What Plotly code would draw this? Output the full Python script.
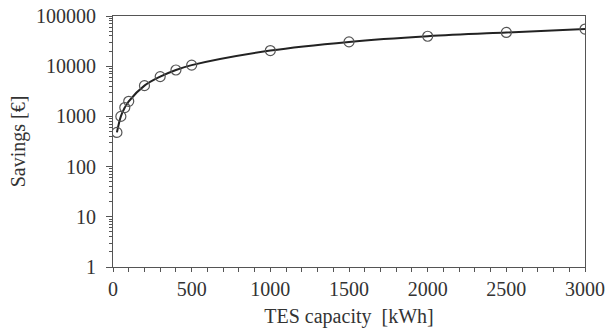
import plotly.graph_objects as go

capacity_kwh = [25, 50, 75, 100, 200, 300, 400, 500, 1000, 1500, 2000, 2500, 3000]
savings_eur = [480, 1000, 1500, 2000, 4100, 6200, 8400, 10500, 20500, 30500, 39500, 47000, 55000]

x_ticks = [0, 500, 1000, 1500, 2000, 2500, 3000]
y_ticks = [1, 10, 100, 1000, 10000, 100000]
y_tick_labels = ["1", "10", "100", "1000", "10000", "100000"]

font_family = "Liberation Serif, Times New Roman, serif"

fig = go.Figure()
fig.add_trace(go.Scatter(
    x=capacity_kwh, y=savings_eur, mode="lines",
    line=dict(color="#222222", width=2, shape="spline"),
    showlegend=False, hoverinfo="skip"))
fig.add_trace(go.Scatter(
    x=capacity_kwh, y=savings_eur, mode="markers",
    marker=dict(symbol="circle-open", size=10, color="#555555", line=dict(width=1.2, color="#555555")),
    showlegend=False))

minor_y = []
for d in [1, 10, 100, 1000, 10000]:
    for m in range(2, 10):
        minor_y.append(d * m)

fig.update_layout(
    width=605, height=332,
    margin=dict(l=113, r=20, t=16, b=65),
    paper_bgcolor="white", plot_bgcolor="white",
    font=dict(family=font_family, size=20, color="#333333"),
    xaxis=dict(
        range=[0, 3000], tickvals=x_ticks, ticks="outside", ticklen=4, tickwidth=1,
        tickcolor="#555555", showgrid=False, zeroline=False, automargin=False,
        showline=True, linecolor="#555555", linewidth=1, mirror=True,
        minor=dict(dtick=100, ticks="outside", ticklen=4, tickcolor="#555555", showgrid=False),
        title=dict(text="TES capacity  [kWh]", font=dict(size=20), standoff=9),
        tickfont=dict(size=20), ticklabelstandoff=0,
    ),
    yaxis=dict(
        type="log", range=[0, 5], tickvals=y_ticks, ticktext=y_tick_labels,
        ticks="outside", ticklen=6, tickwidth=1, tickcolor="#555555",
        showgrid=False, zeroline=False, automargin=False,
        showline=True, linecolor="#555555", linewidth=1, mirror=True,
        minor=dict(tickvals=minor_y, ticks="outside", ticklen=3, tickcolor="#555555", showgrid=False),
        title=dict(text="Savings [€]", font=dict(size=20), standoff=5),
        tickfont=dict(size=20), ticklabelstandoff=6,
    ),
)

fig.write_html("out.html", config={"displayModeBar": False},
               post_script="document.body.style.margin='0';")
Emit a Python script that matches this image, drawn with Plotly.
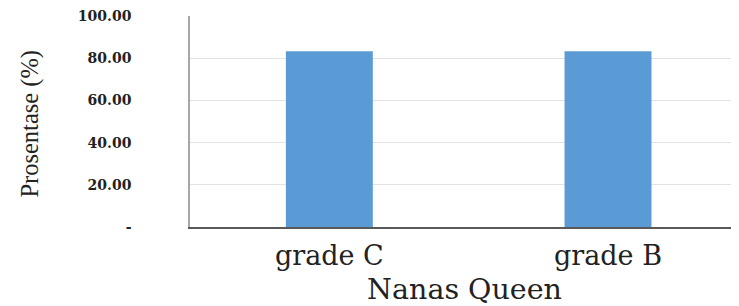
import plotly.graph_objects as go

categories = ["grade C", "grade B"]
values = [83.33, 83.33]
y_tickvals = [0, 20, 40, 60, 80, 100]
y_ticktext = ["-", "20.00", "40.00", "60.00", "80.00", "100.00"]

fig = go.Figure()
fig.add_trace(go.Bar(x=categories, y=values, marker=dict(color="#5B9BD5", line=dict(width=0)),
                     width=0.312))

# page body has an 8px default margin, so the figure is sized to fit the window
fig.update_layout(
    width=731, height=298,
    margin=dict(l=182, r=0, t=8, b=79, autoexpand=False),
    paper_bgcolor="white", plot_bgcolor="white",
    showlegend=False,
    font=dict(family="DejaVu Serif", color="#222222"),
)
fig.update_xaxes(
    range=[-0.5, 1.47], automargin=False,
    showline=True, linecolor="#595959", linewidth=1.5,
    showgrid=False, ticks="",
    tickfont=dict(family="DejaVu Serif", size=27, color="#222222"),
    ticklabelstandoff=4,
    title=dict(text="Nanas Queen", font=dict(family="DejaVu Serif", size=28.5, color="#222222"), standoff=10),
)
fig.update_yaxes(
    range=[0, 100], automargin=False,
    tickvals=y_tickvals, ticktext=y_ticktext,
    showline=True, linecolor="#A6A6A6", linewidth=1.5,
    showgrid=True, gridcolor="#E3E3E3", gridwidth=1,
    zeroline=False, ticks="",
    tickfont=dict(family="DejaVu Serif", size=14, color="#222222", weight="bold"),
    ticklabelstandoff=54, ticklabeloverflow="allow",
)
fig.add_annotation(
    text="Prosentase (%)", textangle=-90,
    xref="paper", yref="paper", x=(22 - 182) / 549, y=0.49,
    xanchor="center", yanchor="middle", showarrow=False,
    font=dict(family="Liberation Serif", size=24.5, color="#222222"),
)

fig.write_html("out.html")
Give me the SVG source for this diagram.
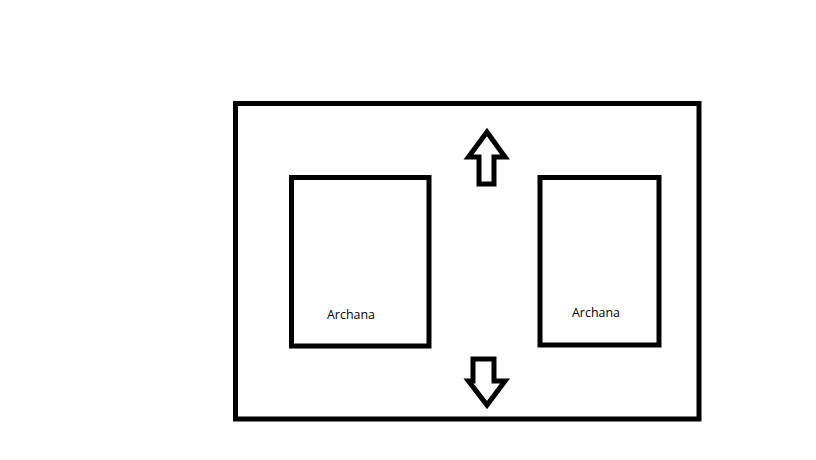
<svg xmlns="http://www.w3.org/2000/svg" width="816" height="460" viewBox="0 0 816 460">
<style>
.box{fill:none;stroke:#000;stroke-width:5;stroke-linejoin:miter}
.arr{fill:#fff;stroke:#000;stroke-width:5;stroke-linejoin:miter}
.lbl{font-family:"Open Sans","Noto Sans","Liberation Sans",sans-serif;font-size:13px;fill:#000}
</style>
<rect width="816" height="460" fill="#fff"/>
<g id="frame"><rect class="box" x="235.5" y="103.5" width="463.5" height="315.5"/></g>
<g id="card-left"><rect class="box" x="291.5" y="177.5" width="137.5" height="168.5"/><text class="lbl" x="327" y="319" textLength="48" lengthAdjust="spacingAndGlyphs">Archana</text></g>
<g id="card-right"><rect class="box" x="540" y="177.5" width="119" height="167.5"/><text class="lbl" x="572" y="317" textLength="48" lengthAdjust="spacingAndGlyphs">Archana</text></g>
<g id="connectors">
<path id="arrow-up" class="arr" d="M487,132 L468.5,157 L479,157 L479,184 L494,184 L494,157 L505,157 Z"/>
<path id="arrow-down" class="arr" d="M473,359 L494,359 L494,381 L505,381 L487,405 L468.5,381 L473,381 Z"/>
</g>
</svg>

= Exercise details =
Make an exact copy of the lines above, starting at the line that contains "Give me the SVG source for this diagram." and running through the final line of the entries. Omit the pictures.

= Completed exercise =
Give me the SVG source for this diagram.
<svg xmlns="http://www.w3.org/2000/svg" width="816" height="460" viewBox="0 0 816 460">
<style>
.box{fill:none;stroke:#000;stroke-width:5;stroke-linejoin:miter}
.arr{fill:#fff;stroke:#000;stroke-width:5;stroke-linejoin:miter}
.lbl{font-family:"Open Sans","Noto Sans","Liberation Sans",sans-serif;font-size:13px;fill:#000}
</style>
<rect width="816" height="460" fill="#fff"/>
<g id="frame"><rect class="box" x="235.5" y="103.5" width="463.5" height="315.5"/></g>
<g id="card-left"><rect class="box" x="291.5" y="177.5" width="137.5" height="168.5"/><text class="lbl" x="327" y="319" textLength="48" lengthAdjust="spacingAndGlyphs">Archana</text></g>
<g id="card-right"><rect class="box" x="540" y="177.5" width="119" height="167.5"/><text class="lbl" x="572" y="317" textLength="48" lengthAdjust="spacingAndGlyphs">Archana</text></g>
<g id="connectors">
<path id="arrow-up" class="arr" d="M487,132 L468.5,157 L479,157 L479,184 L494,184 L494,157 L505,157 Z"/>
<path id="arrow-down" class="arr" d="M473,359 L494,359 L494,381 L505,381 L487,405 L468.5,381 L473,381 Z"/>
</g>
</svg>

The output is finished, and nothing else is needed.